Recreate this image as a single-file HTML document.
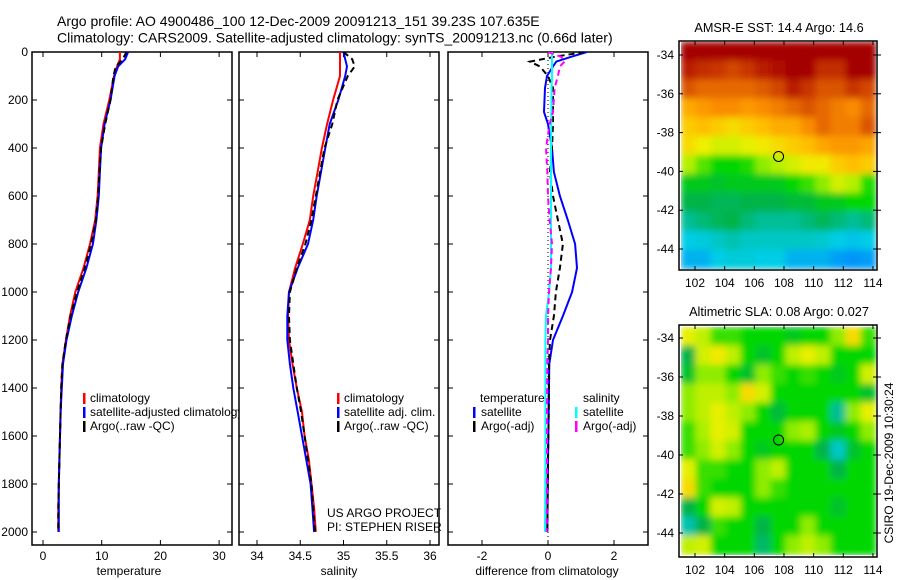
<!DOCTYPE html>
<html><head><meta charset="utf-8"><style>
body{margin:0;background:#fff}
svg{display:block;font-family:"Liberation Sans",sans-serif}
text{font-size:12px;fill:#000}
</style></head><body>
<svg id="c" width="900" height="580" viewBox="0 0 900 580">
<defs>
<filter id="blur" x="0" y="0" width="1" height="1"><feGaussianBlur stdDeviation="3.5" edgeMode="duplicate"/></filter>
<clipPath id="cp1"><rect x="32" y="52" width="200" height="493"/></clipPath>
<clipPath id="cp2"><rect x="239" y="52" width="200" height="493"/></clipPath>
<clipPath id="cp3"><rect x="448" y="52" width="200" height="493"/></clipPath>
<clipPath id="cm1"><rect x="681" y="42" width="195" height="227"/></clipPath>
<clipPath id="cm2"><rect x="681" y="327" width="195" height="228"/></clipPath>
</defs>
<text x="57" y="26" style="font-size:14px">Argo profile: AO 4900486_100 12-Dec-2009 20091213_151 39.23S 107.635E</text>
<text x="57" y="42.5" style="font-size:14px">Climatology: CARS2009. Satellite-adjusted climatology: synTS_20091213.nc (0.66d later)</text>
<g id="g"></g>
</svg>
<script>
// ---- data ----
const depthT = [0,30,60,100,200,300,400,500,600,700,800,900,1000,1100,1200,1300,1400,1500,1600,1700,1800,1900,2000];
const tempClim = [13.1,13.1,12.6,12.1,11.3,10.3,9.7,9.5,9.3,8.9,8.0,6.9,5.5,4.6,3.9,3.3,3.1,3.0,2.9,2.8,2.7,2.6,2.6];
const tempSat  = [14.5,14.0,12.8,12.2,11.5,10.5,9.9,9.7,9.5,9.1,8.5,7.4,6.0,4.9,4.0,3.4,3.2,3.0,2.9,2.8,2.7,2.7,2.7];
const tempArgo = [14.2,13.6,12.4,12.0,11.5,10.6,9.9,9.6,9.4,9.0,8.2,7.1,5.8,4.7,3.9,3.3,3.1,3.0,2.9,2.8,2.7,2.6,2.6];
const salClim = [34.96,34.96,34.96,34.96,34.88,34.81,34.75,34.70,34.65,34.61,34.53,34.44,34.37,34.36,34.37,34.41,34.46,34.52,34.55,34.60,34.63,34.66,34.68];
const salSat  = [35.00,35.02,35.04,35.02,34.94,34.84,34.79,34.74,34.69,34.65,34.59,34.47,34.37,34.35,34.35,34.38,34.42,34.47,34.52,34.57,34.62,34.64,34.66];
const salArgo = [35.00,35.10,35.13,35.05,34.93,34.87,34.78,34.73,34.68,34.63,34.56,34.46,34.38,34.37,34.38,34.42,34.46,34.51,34.55,34.59,34.63,34.65,34.67];
const depthD = [0,20,40,60,100,150,250,300,400,500,600,700,800,900,1000,1100,1200,1300,1500,1700,2000];
const dTempSat  = [1.18,0.7,0.25,0.15,-0.03,-0.09,-0.12,0.0,0.12,0.18,0.36,0.6,0.82,0.88,0.73,0.45,0.15,0.04,0.02,0.0,-0.02];
const dTempArgo = [1.1,0.2,-0.55,-0.25,0.0,0.15,0.15,0.15,0.12,0.06,0.15,0.3,0.45,0.36,0.24,0.18,0.06,0.03,0.02,0.0,-0.02];
const dSalSat   = [0.12,0.12,0.12,0.12,0.12,0.11,0.1,0.1,0.09,0.09,0.09,0.09,0.09,0.09,0.03,-0.06,-0.08,-0.08,-0.08,-0.08,-0.09];
const dSalArgo  = [0.0,0.4,0.5,0.36,0.3,0.2,0.15,0.05,-0.06,-0.02,0.0,0.05,0.12,0.09,0.03,0.0,0.0,-0.02,-0.03,-0.03,-0.04];
const depthTicks = [0,200,400,600,800,1000,1200,1400,1600,1800,2000];
const tTicks = [0,10,20,30];
const sTicks = [34,34.5,35,35.5,36];
const dTicks = [-2,0,2];
const lonTicks = [102,104,106,108,110,112,114];
const latTicks = [-34,-36,-38,-40,-42,-44];
const sstGrid = [
[0.97,0.97,0.97,0.97,0.97,0.97,0.97,0.97,0.97,0.97,0.97,0.97,0.97],
[0.93,0.91,0.9,0.88,0.9,0.93,0.95,0.97,0.97,0.91,0.91,0.97,0.97],
[0.86,0.83,0.83,0.83,0.83,0.85,0.88,0.93,0.9,0.86,0.86,0.9,0.88],
[0.73,0.76,0.78,0.78,0.76,0.78,0.8,0.83,0.86,0.83,0.8,0.78,0.83],
[0.68,0.7,0.68,0.66,0.68,0.7,0.73,0.73,0.78,0.83,0.8,0.8,0.86],
[0.66,0.63,0.6,0.6,0.62,0.64,0.66,0.68,0.7,0.74,0.76,0.76,0.74],
[0.57,0.53,0.5,0.5,0.51,0.55,0.57,0.6,0.64,0.64,0.68,0.7,0.68],
[0.48,0.48,0.47,0.48,0.48,0.48,0.48,0.5,0.52,0.55,0.6,0.57,0.51],
[0.45,0.45,0.44,0.44,0.45,0.45,0.45,0.46,0.46,0.48,0.48,0.5,0.5],
[0.4,0.42,0.44,0.45,0.42,0.4,0.4,0.4,0.42,0.44,0.42,0.4,0.42],
[0.33,0.34,0.36,0.38,0.36,0.36,0.36,0.36,0.36,0.35,0.33,0.32,0.33],
[0.3,0.3,0.33,0.34,0.34,0.33,0.33,0.3,0.3,0.3,0.28,0.27,0.28]];
const slaGrid = [
[0.62,0.58,0.52,0.52,0.5,0.5,0.5,0.48,0.5,0.5,0.55,0.66,0.52],
[0.45,0.6,0.64,0.58,0.5,0.47,0.5,0.58,0.62,0.58,0.5,0.5,0.5],
[0.47,0.55,0.55,0.5,0.47,0.55,0.52,0.5,0.52,0.5,0.48,0.5,0.6],
[0.55,0.58,0.58,0.55,0.66,0.6,0.5,0.5,0.5,0.5,0.5,0.5,0.47],
[0.55,0.58,0.62,0.58,0.55,0.5,0.46,0.5,0.5,0.5,0.4,0.55,0.62],
[0.52,0.56,0.62,0.6,0.5,0.5,0.5,0.55,0.56,0.5,0.48,0.5,0.55],
[0.52,0.55,0.6,0.55,0.5,0.48,0.5,0.5,0.5,0.45,0.36,0.47,0.5],
[0.62,0.52,0.52,0.5,0.5,0.55,0.58,0.5,0.5,0.5,0.45,0.5,0.5],
[0.66,0.52,0.5,0.5,0.5,0.55,0.52,0.5,0.5,0.5,0.5,0.5,0.5],
[0.45,0.5,0.6,0.58,0.5,0.5,0.5,0.5,0.5,0.5,0.47,0.5,0.5],
[0.38,0.45,0.52,0.5,0.5,0.45,0.5,0.5,0.55,0.5,0.5,0.5,0.5],
[0.58,0.6,0.5,0.5,0.5,0.43,0.5,0.55,0.58,0.55,0.5,0.5,0.5]];
const argoLon = 107.635, argoLat = -39.23;

// ---- helpers ----
const NS='http://www.w3.org/2000/svg';
const G=document.getElementById('g');
function mk(tag,attrs,parent){const e=document.createElementNS(NS,tag);for(const k in attrs)e.setAttribute(k,attrs[k]);(parent||G).appendChild(e);return e;}
const yD = d => 52 + d*0.24;
const xT = v => 43 + v*5.87;
const xS = v => 257 + (v-34)*86.5;
const xDf = v => 548 + v*33;

function frame(x0,x1,name){
  const r=mk('rect',{x:x0,y:52,width:x1-x0,height:493,fill:'none',stroke:'#000','stroke-width':1.5});
  
  
  depthTicks.forEach(d=>{mk('line',{x1:x0,x2:x0+5,y1:yD(d),y2:yD(d),stroke:'#000'});mk('line',{x1:x1-5,x2:x1,y1:yD(d),y2:yD(d),stroke:'#000'});});
}
function xticks(ticks,fx,name){
  ticks.forEach(t=>{const x=fx(t);
    mk('line',{x1:x,x2:x,y1:52,y2:57,stroke:'#000'});mk('line',{x1:x,x2:x,y1:540,y2:545,stroke:'#000'});
    const tx=mk('text',{x:x,y:560,'text-anchor':'middle'});tx.textContent=t;
    
    });
}
function line(xs,ds,fx,color,dash,name,clip){
  const pts=xs.map((v,i)=>fx(v).toFixed(1)+','+yD(ds[i]).toFixed(1)).join(' ');
  const a={points:pts,fill:'none',stroke:color,'stroke-width':2,'clip-path':'url(#'+clip+')'};
  if(dash)a['stroke-dasharray']=dash;
  const p=mk('polyline',a);
  
  
}
function txt(x,y,s,name,anchor){const t=mk('text',{x:x,y:y,'text-anchor':anchor||'start'});t.textContent=s;
  
  return t;}
function legendBar(x,y,color){mk('rect',{x:x,y:y-10,width:2.5,height:11,fill:color});}

// ---- panel 1 ----
frame(32,232,'temperature-panel-frame');
depthTicks.forEach(d=>{txt(28,yD(d)+4,d,'depth-tick-label','end');});
xticks(tTicks,xT,'temperature-tick-label');
line(tempClim,depthT,xT,'#f00',null,'temp-climatology-line','cp1');
line(tempSat,depthT,xT,'#00f',null,'temp-satellite-line','cp1');
line(tempArgo,depthT,xT,'#000','6 4','temp-argo-line','cp1');
txt(129,575,'temperature','x-axis-title-temperature','middle');
legendBar(83,403,'#f00');legendBar(83,417,'#00f');legendBar(83,431,'#000');
mk('clipPath',{id:'cl1'},G).appendChild(mk('rect',{x:0,y:0,width:239,height:580}));
txt(90,402,'climatology','legend-climatology');
const l2=txt(90,416,'satellite-adjusted climatology','legend-satellite-adjusted');l2.setAttribute('clip-path','url(#cl1)');
txt(90,430,'Argo(..raw -QC)','legend-argo');

// ---- panel 2 ----
frame(239,439,'salinity-panel-frame');
xticks(sTicks,xS,'salinity-tick-label');
line(salClim,depthT,xS,'#f00',null,'sal-climatology-line','cp2');
line(salSat,depthT,xS,'#00f',null,'sal-satellite-line','cp2');
line(salArgo,depthT,xS,'#000','6 4','sal-argo-line','cp2');
txt(339,575,'salinity','x-axis-title-salinity','middle');
legendBar(337,403,'#f00');legendBar(337,417,'#00f');legendBar(337,431,'#000');
txt(344,402,'climatology','legend-climatology-2');
txt(344,416,'satellite adj. clim.','legend-satellite-adj-2');
txt(344,430,'Argo(..raw -QC)','legend-argo-2');
txt(327,517,'US ARGO PROJECT','project-label');
txt(327,531,'PI: STEPHEN RISER','pi-label');

// ---- panel 3 ----
frame(448,648,'difference-panel-frame');
xticks(dTicks,xDf,'difference-tick-label');
mk('line',{x1:548,x2:548,y1:52,y2:545,stroke:'#000','stroke-dasharray':'1 3'});
line(dTempSat,depthD,xDf,'#00f',null,'diff-temp-satellite-line','cp3');
line(dTempArgo,depthD,xDf,'#000','6 4','diff-temp-argo-line','cp3');
line(dSalSat,depthD,xDf,'#0ff',null,'diff-sal-satellite-line','cp3');
line(dSalArgo,depthD,xDf,'#f0f','6 4','diff-sal-argo-line','cp3');
txt(547,575,'difference from climatology','x-axis-title-difference','middle');
txt(480,402,'temperature','legend-temperature-heading');
txt(583,402,'salinity','legend-salinity-heading');
legendBar(473,417,'#00f');legendBar(473,431,'#000');legendBar(575,417,'#0ff');legendBar(575,431,'#f0f');
txt(481,416,'satellite','legend-temp-satellite');txt(481,430,'Argo(-adj)','legend-temp-argo');
txt(583,416,'satellite','legend-sal-satellite');txt(583,430,'Argo(-adj)','legend-sal-argo');

// ---- maps ----
const stops=[[0.25,[0,130,255]],[0.33,[0,205,230]],[0.4,[0,190,150]],[0.45,[0,180,70]],[0.5,[0,215,0]],[0.56,[170,240,0]],[0.63,[240,240,0]],[0.7,[255,190,0]],[0.78,[250,140,0]],[0.88,[210,70,0]],[0.97,[165,0,0]]];
function cmap(v){if(v<=stops[0][0])return 'rgb('+stops[0][1]+')';
  for(let i=1;i<stops.length;i++){if(v<=stops[i][0]){const a=stops[i-1],b=stops[i],f=(v-a[0])/(b[0]-a[0]);
    return 'rgb('+a[1].map((c,k)=>Math.round(c+(b[1][k]-c)*f)).join(',')+')';}}
  return 'rgb('+stops[stops.length-1][1]+')';}
function map(grid,fx0,fy0,fw,fh,img,lat0y,latScale,clip,name,title,titleName){
  const gg=mk('g',{'clip-path':'url(#'+clip+')'});
  const inner=mk('g',{filter:'url(#blur)'},gg);
  const rows=grid.length,cols=grid[0].length,cw=img.w/cols,ch=img.h/rows;
  grid.forEach((row,r)=>row.forEach((v,c)=>{
    const cell=mk('rect',{x:img.x+c*cw-0.5,y:img.y+r*ch-0.5,width:cw+1,height:ch+1,fill:cmap(v)},inner);
    
    
  }));
  const fr=mk('rect',{x:fx0,y:fy0,width:fw,height:fh,fill:'none',stroke:'#000','stroke-width':1.5});
  
  
  const lx=lon=>695+(lon-102)*14.83, ly=lat=>lat0y+(-34-lat)*latScale;
  lonTicks.forEach(l=>{const x=lx(l);mk('line',{x1:x,x2:x,y1:fy0,y2:fy0+4,stroke:'#000'});mk('line',{x1:x,x2:x,y1:fy0+fh-4,y2:fy0+fh,stroke:'#000'});
    txt(x,fy0+fh+17,l,'map-lon-tick-label','middle');});
  latTicks.forEach(l=>{const y=ly(l);mk('line',{x1:fx0,x2:fx0+4,y1:y,y2:y,stroke:'#000'});mk('line',{x1:fx0+fw-4,x2:fx0+fw+4,y1:y,y2:y,stroke:'#000'});
    txt(674,y+4,l,'map-lat-tick-label','end');});
  const c=mk('circle',{cx:lx(argoLon),cy:ly(argoLat),r:5,fill:'none',stroke:'#000','stroke-width':1});
  
  
  const t=txt(779,fy0-9,title,titleName,'middle');
  t.setAttribute('style','font-size:12.7px');
}
map(sstGrid,679,41,198,229,{x:681,y:42,w:195,h:227},55,19.4,'cm1','sst-map-frame','AMSR-E SST: 14.4 Argo: 14.6','sst-map-title');
map(slaGrid,679,325,198,232,{x:681,y:327,w:195,h:228},338,19.5,'cm2','sla-map-frame','Altimetric SLA: 0.08 Argo: 0.027','sla-map-title');
const rt=txt(0,0,'CSIRO 19-Dec-2009 10:30:24','timestamp-label','middle');
rt.setAttribute('transform','translate(893,463) rotate(-90)');
</script>
</body></html>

▶ Short task: Report only a number: how many lines in the material above contain the string "document".

▶ Output below: 3